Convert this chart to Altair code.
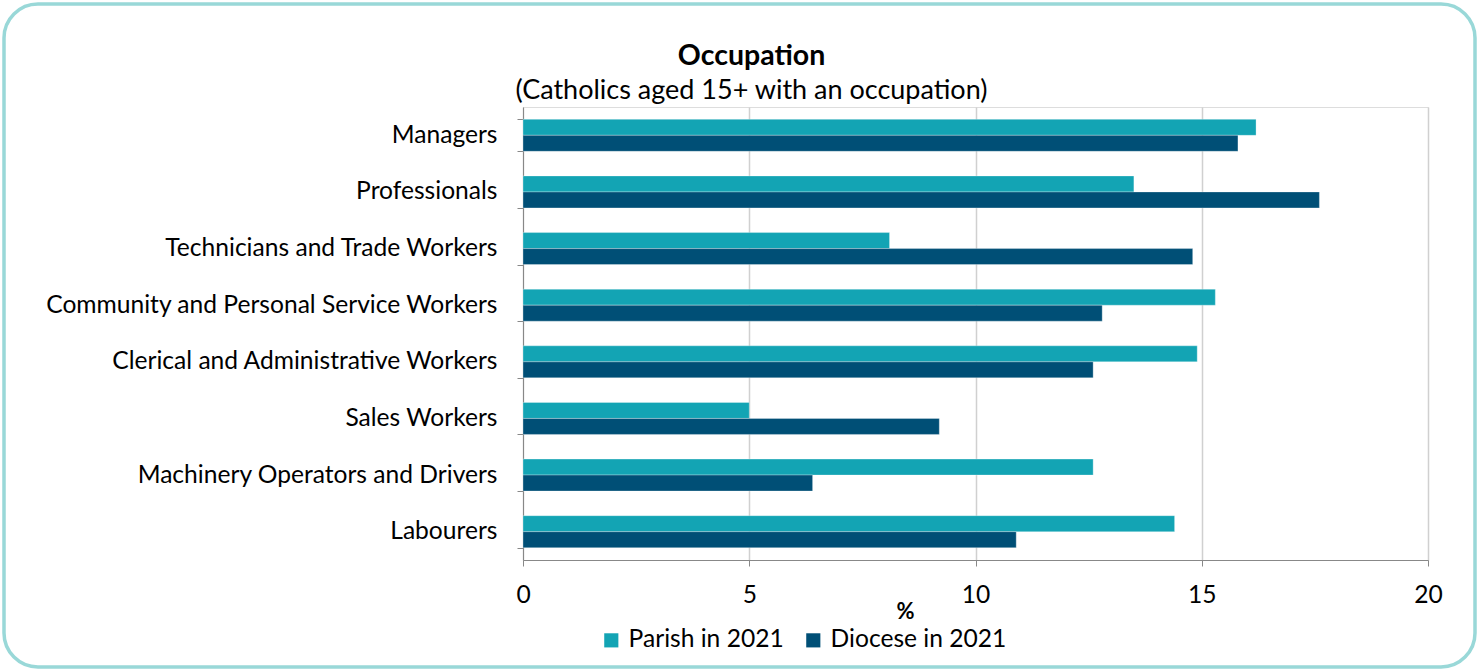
import altair as alt
import pandas as pd

categories = [
    "Managers",
    "Professionals",
    "Technicians and Trade Workers",
    "Community and Personal Service Workers",
    "Clerical and Administrative Workers",
    "Sales Workers",
    "Machinery Operators and Drivers",
    "Labourers",
]
parish = [16.2, 13.5, 8.1, 15.3, 14.9, 5.0, 12.6, 14.4]
diocese = [15.8, 17.6, 14.8, 12.8, 12.6, 9.2, 6.4, 10.9]
series = ["Parish in 2021", "Diocese in 2021"]
colors = ["#13A4B4", "#004F76"]
x_ticks = [0, 5, 10, 15, 20]

rows = []
for c, p, d in zip(categories, parish, diocese):
    rows.append({"Occupation": c, "Series": series[0], "Value": p})
    rows.append({"Occupation": c, "Series": series[1], "Value": d})
df = pd.DataFrame(rows)

FONT = "Lato"
FS = 24.6
W, H = 905, 453
PL, PT = 523, 107

bars = alt.Chart(df).mark_bar(stroke="white", strokeWidth=0.6, strokeOpacity=0.5).encode(
    y=alt.Y(
        "Occupation:N",
        sort=categories,
        title=None,
        scale=alt.Scale(paddingInner=0.435, paddingOuter=0.2175),
        axis=alt.Axis(
            tickBand="extent",
            tickSize=6,
            tickColor="#888888",
            domainColor="#888888",
            labelFontSize=FS,
            labelFont=FONT,
            labelColor="#000000",
            labelPadding=20,
            labelLimit=600,
        ),
    ),
    yOffset=alt.YOffset("Series:N", sort=series, scale=alt.Scale(paddingInner=0, paddingOuter=0)),
    x=alt.X(
        "Value:Q",
        scale=alt.Scale(domain=[0, 20], nice=False),
        title="%",
        axis=alt.Axis(
            values=x_ticks,
            tickSize=6,
            tickColor="#888888",
            domainColor="#888888",
            gridColor="#D0D0D0",
            gridWidth=1.5,
            labelFontSize=FS,
            labelFont=FONT,
            labelColor="#000000",
            labelPadding=17,
            labelFlush=False,
            titleFont=FONT,
            titleFontSize=22,
            titleFontWeight="bold",
            titleColor="#000000",
            titleX=382,
            titleY=41,
            titleAlign="center",
        ),
    ),
    color=alt.Color(
        "Series:N",
        sort=series,
        scale=alt.Scale(domain=series, range=colors),
        legend=alt.Legend(
            title=None,
            orient="none",
            direction="horizontal",
            legendX=76,
            legendY=521,
            symbolType="square",
            symbolSize=200,
            symbolStrokeWidth=0,
            labelFontSize=FS,
            labelFont=FONT,
            labelColor="#000000",
            labelOffset=5,
            columnPadding=17,
            labelLimit=400,
        ),
    ),
)

border = alt.Chart(alt.Data(values=[{}])).mark_rect(
    filled=False, stroke="#99D8D8", strokeWidth=3.5, cornerRadius=34
).encode(
    x=alt.value(4 - PL),
    x2=alt.value(1475 - PL),
    y=alt.value(4 - PT),
    y2=alt.value(667 - PT),
)

chart = alt.layer(bars, border).properties(
    width=W,
    height=H,
    autosize=alt.AutoSizeParams(type="none"),
    padding={"left": PL, "top": PT, "right": 1479 - PL - W, "bottom": 671 - PT - H},
    title=alt.TitleParams(
        text="Occupation",
        subtitle="(Catholics aged 15+ with an occupation)",
        font=FONT,
        fontSize=28.5,
        fontWeight="bold",
        color="#000000",
        subtitleFont=FONT,
        subtitleFontSize=27,
        subtitleColor="#000000",
        subtitlePadding=8,
        anchor="middle",
        dx=-224,
        offset=-102,
    ),
).configure_view(stroke=None).configure(background="white")

chart.save("out.html", embed_options={"renderer": "svg", "actions": False})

*****

> **Do this**
Return only the lines running from the top of the data to the line that holds "import pandas as pd". Include both of those lines, but skip the pictures.

> **Task answer**
Convert this chart to Altair code.
import altair as alt
import pandas as pd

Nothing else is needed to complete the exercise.